• Election of 1800

    Election of 1800
    The election of Thomas Jefferson in 1800 was considered a bloodless revolution because of the divisive politics surrounding the candidates and the Constitution. President John Adams was widely despised, so the race came down to Thomas Jefferson and Aaron Burr. When the Electoral College reached a tie, the vote was sent to the House of Representatives. Jefferson eventually won the vote.
  • Lousiana Purchase

    Lousiana Purchase
    One of the triumphs of Jefferson's presidency was the purchase of the Louisiana Territory from France for a mere 15 million dollars.
  • War of 1812

    War of 1812
    The War of 1812 was yet another conflict between the British and the United States.
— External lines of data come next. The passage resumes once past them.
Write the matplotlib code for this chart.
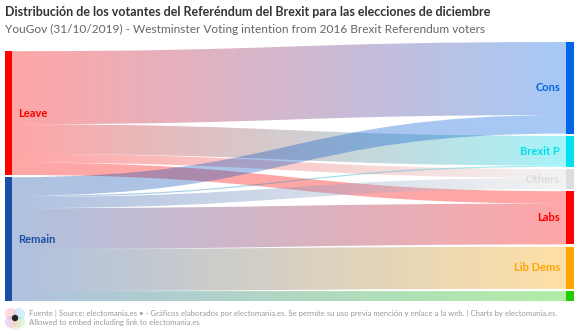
import numpy as np
import matplotlib
matplotlib.use("Agg")
import matplotlib.pyplot as plt
from matplotlib.path import Path
from matplotlib.patches import PathPatch, Rectangle, Circle
from matplotlib.colors import to_rgb

# data (percent of each referendum group)
sources = ["Leave", "Remain"]
targets = ["Cons", "Brexit P", "Others", "Labs", "Lib Dems", "Green"]
leave_vals = [59, 24, 7, 10, 0, 0]
remain_vals = [15, 1, 9, 33, 34, 8]

src_colors = ["#ff0000", "#1a4fa5"]
tgt_colors = ["#0066e6", "#00dfee", "#dddddd", "#ff0000", "#ffa500", "#22cc00"]
tgt_labels = ["Cons", "Brexit P", "Others", "Labs", "Lib Dems", ""]

title = "Distribución de los votantes del Referéndum del Brexit para las elecciones de diciembre"
subtitle = "YouGov (31/10/2019) - Westminster Voting intention from 2016 Brexit Referendum voters"

flows = np.array([leave_vals, remain_vals], dtype=float)

W, H = 580, 334
fig = plt.figure(figsize=(W / 100, H / 100), dpi=100)
ax = fig.add_axes([0, 0, 1, 1])
ax.set_xlim(0, W)
ax.set_ylim(H, 0)
ax.axis("off")

# layout
top, bottom, pad = 42, 301, 2.3
src_tot = flows.sum(axis=1)
tgt_tot = flows.sum(axis=0)
k = (bottom - top - (len(targets) - 1) * pad) / tgt_tot.sum()

def column(tots):
    h = tots * k
    total = h.sum() + pad * (len(tots) - 1)
    y = bottom - total
    pos = []
    for v in h:
        pos.append(y)
        y += v + pad
    return np.array(pos), h

sy, sh = column(src_tot)
ty, th = column(tgt_tot)

xl0, xl1 = 5, 12
xr0, xr1 = 566, 574

# links, gradient from source colour to target colour
s_off = sy.copy()
alpha = 0.35
for i in range(len(sources)):
    for j in range(len(targets)):
        v = flows[i, j] * k
        if v <= 0:
            continue
        ya0 = s_off[i]
        ya1 = ya0 + v
        yb0 = ty[j] + flows[:i, j].sum() * k
        yb1 = yb0 + v
        s_off[i] += v
        xm = (xl1 + xr0) / 2
        verts = [(xl1, ya0), (xm, ya0), (xm, yb0), (xr0, yb0),
                 (xr0, yb1), (xm, yb1), (xm, ya1), (xl1, ya1), (xl1, ya0)]
        codes = [Path.MOVETO, Path.CURVE4, Path.CURVE4, Path.CURVE4,
                 Path.LINETO, Path.CURVE4, Path.CURVE4, Path.CURVE4, Path.CLOSEPOLY]
        patch = PathPatch(Path(verts, codes), facecolor="none", edgecolor="none")
        ax.add_patch(patch)
        c0 = np.array(to_rgb(src_colors[i]))
        c1 = np.array(to_rgb(tgt_colors[j]))
        t = np.linspace(0, 1, 256)[:, None]
        img = np.ones((1, 256, 4))
        img[0, :, :3] = c0 * (1 - t) + c1 * t
        img[0, :, 3] = alpha
        im = ax.imshow(img, extent=(xl1, xr0, bottom, top), aspect="auto",
                       interpolation="bilinear", zorder=1)
        im.set_clip_path(patch)

ax.set_xlim(0, W)
ax.set_ylim(H, 0)

# nodes
for i in range(len(sources)):
    ax.add_patch(Rectangle((xl0, sy[i]), xl1 - xl0, sh[i], color=src_colors[i], zorder=3, lw=0))
    ax.text(18, sy[i] + sh[i] / 2, sources[i], color=src_colors[i], fontsize=8,
            fontweight="bold", family="Lato", va="center", ha="left", zorder=4)
for j in range(len(targets)):
    ax.add_patch(Rectangle((xr0, ty[j]), xr1 - xr0, th[j], color=tgt_colors[j], zorder=3, lw=0))
    if tgt_labels[j]:
        ax.text(560, ty[j] + th[j] / 2, tgt_labels[j], color=tgt_colors[j], fontsize=8,
                fontweight="bold", family="Lato", va="center", ha="right", zorder=4)

# titles
ax.text(5, 12, title, fontsize=9.0, fontweight="bold", color="#333333", family="Lato",
        va="center", ha="left")
ax.text(5, 29, subtitle, fontsize=8.6, color="#666666", family="Lato", va="center", ha="left")

# footer logo
for (dx, dy, c) in [(-4, -4, "#ffb3b3"), (4, -4, "#b3d9ff"), (4, 4, "#b3f0c0"),
                    (-4, 4, "#d9b3ff"), (0, 6, "#ffd9b3")]:
    ax.add_patch(Circle((15 + dx, 318 + dy), 6, color=c, alpha=0.5, lw=0, zorder=2))
ax.add_patch(Circle((15, 318), 3.2, color="#222222", lw=0, zorder=3))

foot1 = ("Fuente | Source: electomania.es \u2022 - Gráficos elaborados por electomania.es. "
         "Se permite su uso previa mención y enlace a la web. | Charts by electomania.es.")
foot2 = "Allowed to embed including link to electomania.es"
ax.text(29, 313, foot1, fontsize=5.6, color="#999999", family="Lato", va="center", ha="left")
ax.text(29, 323, foot2, fontsize=5.6, color="#999999", family="Lato", va="center", ha="left")

fig.savefig("out.png", dpi=100)
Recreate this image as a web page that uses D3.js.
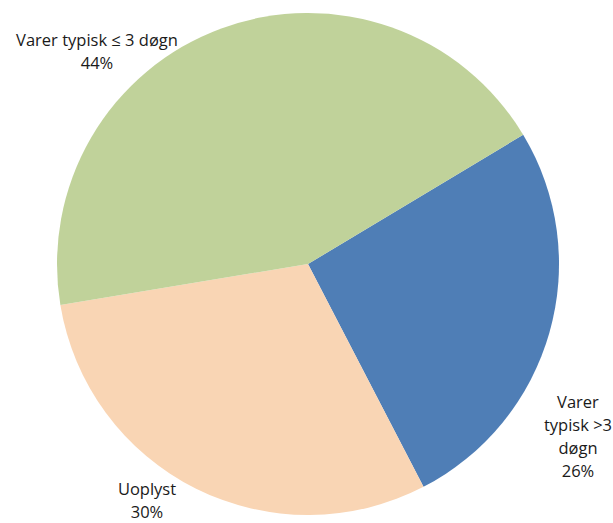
<!DOCTYPE html>
<html>
<head>
<meta charset="utf-8">
<script src="https://cdn.jsdelivr.net/npm/d3@7"></script>
<style>
  body { margin: 0; background: #fff; }
  text { font-family: "Open Sans", "Noto Sans", sans-serif; font-size: 16.5px; fill: #1a1a1a; }
</style>
</head>
<body>
<div id="chart"></div>
<script>
// data
const categories = ["Varer typisk >3 døgn", "Uoplyst", "Varer typisk ≤ 3 døgn"];
const shares = [26, 30, 44];
const labelLines = [["Varer", "typisk >3", "døgn"], ["Uoplyst"], ["Varer typisk ≤ 3 døgn"]];
const colors = ["#4F7EB6", "#F9D5B4", "#C0D29A"];

// layout
const width = 613, height = 523;
const cx = 308, cy = 264, radius = 251;
const startDeg = 59;
const labelAt = [[578, 408], [147, 495], [97, 46]];
const lineH = 23;

const svg = d3.select("#chart").append("svg")
  .attr("width", width)
  .attr("height", height);

const pie = d3.pie()
  .sort(null)
  .value(d => d)
  .startAngle(startDeg * Math.PI / 180)
  .endAngle((startDeg + 360) * Math.PI / 180);

const arc = d3.arc().innerRadius(0).outerRadius(radius);

const g = svg.append("g").attr("transform", `translate(${cx},${cy})`);

g.selectAll("path")
  .data(pie(shares))
  .join("path")
  .attr("d", arc)
  .attr("fill", (d, i) => colors[i]);

const labels = svg.selectAll("text.lbl")
  .data(shares)
  .join("text")
  .attr("class", "lbl")
  .attr("text-anchor", "middle")
  .attr("x", (d, i) => labelAt[i][0])
  .attr("y", (d, i) => labelAt[i][1]);

labels.each(function(d, i) {
  const t = d3.select(this);
  const lines = labelLines[i].concat([d + "%"]);
  lines.forEach((s, k) => {
    t.append("tspan")
      .attr("x", labelAt[i][0])
      .attr("dy", k === 0 ? 0 : lineH)
      .text(s);
  });
});
</script>
</body>
</html>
The Americans feared that the British were supporting the Native Americans in attacking settlers, thereby attempting to control the U.S. Additionally, the impressment of American soldiers onto British ships, along with trading conflicts, all contributed to the war. After several defeats and the burning of Washington D. C, the U. S. won the war with the signing of the Treaty of Ghent on December 24, 1842.
  • The Missouri Compromise

    The Missouri Compromise
    This compromise was the result of divisions over admitting Missouri as a slave or free state. Both the Northern and Southern states feared upsetting the balance of power between slave and free states in the union. In the end, Missouri was admitted as a slave state with Maine admitted as a free state, and the land of the Louisiana Purchase divided along the 36 30' line into slave and free territories.
  • The Erie Canal is completed

    The Erie Canal is completed
    The completion of this canal in New York was a great triumph for the Transportation Revolution
  • Indian Removal Act

    Indian Removal Act
    In 1830, the Jackson administration passed the Indian Removal Act which allowed the President to negotiate with Native Americans for their lands and move them west. This policy was abused by the government and many Native Americans were forcibly removed from their lands.
  • Nat Turner's Rebellion

    Nat Turner's Rebellion
    Nat Turner believed he was a prophet who had been visited by divine powers. In the summer of 1831, Turner led one of the deadliest slave rebellions in U. S. history. After killing over 50 people, Turner and his followers were eventually captured. Turner was executed.
  • U. S. Mexican War

    U. S. Mexican War
    The annexation of Texas and the disputed territory between Mexico and the U. S. both contributed to the war. President Polk encouraged the war, although the public became increasingly opposed to the war. Ultimately, American troops occupied Mexico City, forcing the Mexican government to sign the Treaty of Guadalupe Hidalgo on February 2, 1848. The treaty gave America huge amounts of land and forced Mexico to accept the Rio Grande border of Texas, all for 15 million dollars.
  • The Seneca Falls Convention

    The Seneca Falls Convention
    This convention, organized and led by Elizabeth Cady Stanton and Lucretia Mott, was essential in organizing the women's rights movement in America. The Declaration of Sentiments written at the convention laid a foundation for the early feminist movement.
  • John Brown's Raid on Harper's Ferry

    John Brown's Raid on Harper's Ferry
    John Brown attempted to cause a slave revolt by attacking the Federal arsenal at Harper's Ferry Virginia. His attempt was unsuccessful, and Brown and his men were captured by Robert E. Lee. John Brown became a symbol of greatness to the Northern abolitionists while being despised by the South. This incident showed the growing divisions between North and South.
  • Abraham Lincoln elected

    Abraham Lincoln elected
    Lincoln was elected with just 40% of the popular vote, and no votes from any of the slave holding states. This would result in the secession of South Carolina.
  • South Carolina secedes from the Union

    South Carolina secedes from the Union
    South Carolina became the first state to secede from the Union after the election of Lincoln. This ultimately led the country into civil war.
  • The Emancipation Proclamation goes into effect

    The Emancipation Proclamation goes into effect
    The Emancipation Proclamation freed the enslaved people in the Southern states. This was a great victory for abolitionists, although many of the enslaved would not gain their freedom until after the war ended.
  • Assination of Abraham Lincoln

    Assination of Abraham Lincoln
    John Wilkes Booth killed President Lincoln just days after the end of the Civil War.